**Given material**.
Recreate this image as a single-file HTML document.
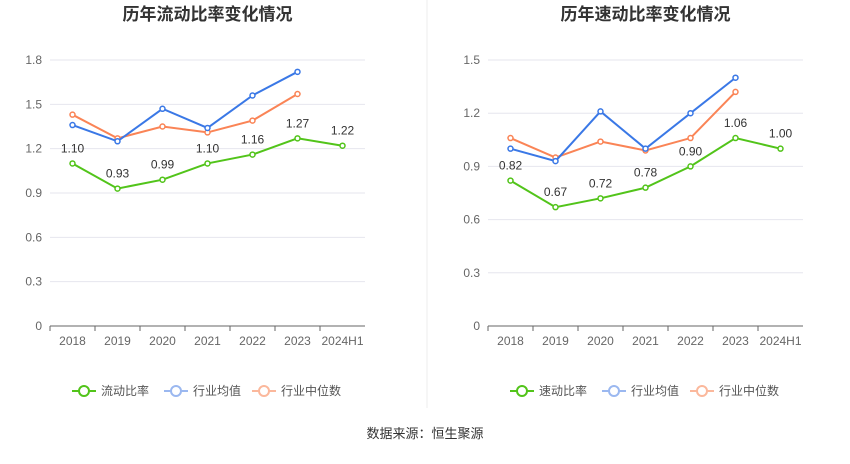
<!DOCTYPE html>
<html><head><meta charset="utf-8"><style>
body{margin:0;background:#fff;font-family:"Liberation Sans","Noto Sans CJK SC",sans-serif;}
svg text{font-family:"Liberation Sans","Noto Sans CJK SC",sans-serif;}
</style></head><body>
<svg id="c" width="850" height="459" xmlns="http://www.w3.org/2000/svg">
<line x1="427" y1="0" x2="427" y2="408" stroke="#eeeeee"/>
<text x="850" y="438" font-size="13" fill="#333" text-anchor="middle" transform="translate(-425,0)">数据来源：恒生聚源</text>
</svg>
<script>
const categories=["2018","2019","2020","2021","2022","2023","2024H1"];
const currentRatio=[1.10,0.93,0.99,1.10,1.16,1.27,1.22];
const currentIndustryAvg=[1.36,1.25,1.47,1.34,1.56,1.72];
const currentIndustryMedian=[1.43,1.27,1.35,1.31,1.39,1.57];
const quickRatio=[0.82,0.67,0.72,0.78,0.90,1.06,1.00];
const quickIndustryAvg=[1.00,0.93,1.21,1.00,1.20,1.40];
const quickIndustryMedian=[1.06,0.95,1.04,0.99,1.06,1.32];
const leftTicks=["0","0.3","0.6","0.9","1.2","1.5","1.8"];
const rightTicks=["0","0.3","0.6","0.9","1.2","1.5"];
const svg=document.getElementById('c');
const NS="http://www.w3.org/2000/svg";
function mk(tag,attrs,parent){const e=document.createElementNS(NS,tag);for(const k in attrs)e.setAttribute(k,attrs[k]);(parent||svg).appendChild(e);return e;}
function panel(cfg){
  const g=mk('g',{});
  
  
  const x0=cfg.x0,x1=cfg.x1,yTop=60,yBot=326,max=cfg.max;
  const step=(x1-x0)/categories.length;
  const xs=i=>x0+step*(i+0.5);
  const ys=v=>yBot-(v/max)*(yBot-yTop);
  const t=mk('text',{x:(x0+x1)/2,y:20,'font-size':17,'font-weight':'bold',fill:'#333','text-anchor':'middle'},g);
  t.textContent=cfg.title;
  
  
  cfg.ticks.forEach(tk=>{
    const v=parseFloat(tk),y=ys(v);
    if(v>0){const l=mk('line',{x1:x0,x2:x1,y1:y,y2:y,stroke:'#e6e6ee'},g);
    
    }
    const tx=mk('text',{x:x0-8,y:y+4,'font-size':12,fill:'#666','text-anchor':'end'},g);
    tx.textContent=tk;
    
    
  });
  const ax=mk('line',{x1:x0,x2:x1,y1:yBot,y2:yBot,stroke:'#666'},g);
  
  
  categories.forEach((c,i)=>{
    const tkl=mk('line',{x1:x0+step*i,x2:x0+step*i,y1:yBot,y2:yBot+5,stroke:'#666'},g);
    
    
    const tx=mk('text',{x:xs(i),y:yBot+19,'font-size':12,fill:'#666','text-anchor':'middle'},g);
    tx.textContent=c;
    
    
  });
  const series=[[cfg.median,'#fa8456','industry-median-line'],[cfg.avg,'#3a78e6','industry-average-line'],[cfg.main,'#52c41a','main-ratio-line']];
  series.forEach(([d,col,nm],si)=>{
    const p=mk('polyline',{points:d.map((v,i)=>xs(i)+','+ys(v)).join(' '),fill:'none',stroke:col,'stroke-width':2},g);
    
    
    d.forEach((v,i)=>{
      const c=mk('circle',{cx:xs(i),cy:ys(v),r:2.5,fill:'#fff',stroke:col,'stroke-width':1.5},g);
      
      
      if(si===2){
        const lb=mk('text',{x:xs(i),y:ys(v)-11,'font-size':12,fill:'#333','text-anchor':'middle'},g);
        lb.textContent=v.toFixed(2);
        
        
      }
    });
  });
  const leg=[[cfg.mainName,'#52c41a',x0+22],['行业均值','#9bb8f0',x0+114],['行业中位数','#fbb89c',x0+202]];
  leg.forEach(([n,col,lx])=>{
    const lg=mk('g',{},g);
    
    
    mk('line',{x1:lx,x2:lx+24,y1:391,y2:391,stroke:col,'stroke-width':2},lg);
    mk('circle',{cx:lx+12,cy:391,r:5,fill:'#fff',stroke:col,'stroke-width':2},lg);
    const tx=mk('text',{x:lx+29,y:395,'font-size':12,fill:'#555'},lg);
    tx.textContent=n;
  });
}
panel({name:'current-ratio-chart',title:'历年流动比率变化情况',x0:50,x1:365,max:1.8,ticks:leftTicks,main:currentRatio,avg:currentIndustryAvg,median:currentIndustryMedian,mainName:'流动比率'});
panel({name:'quick-ratio-chart',title:'历年速动比率变化情况',x0:488,x1:803,max:1.5,ticks:rightTicks,main:quickRatio,avg:quickIndustryAvg,median:quickIndustryMedian,mainName:'速动比率'});
</script>
</body></html>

**Exercise details**. Report only a number: how many lines in the material above contain the string "document".

**Task solution**. 3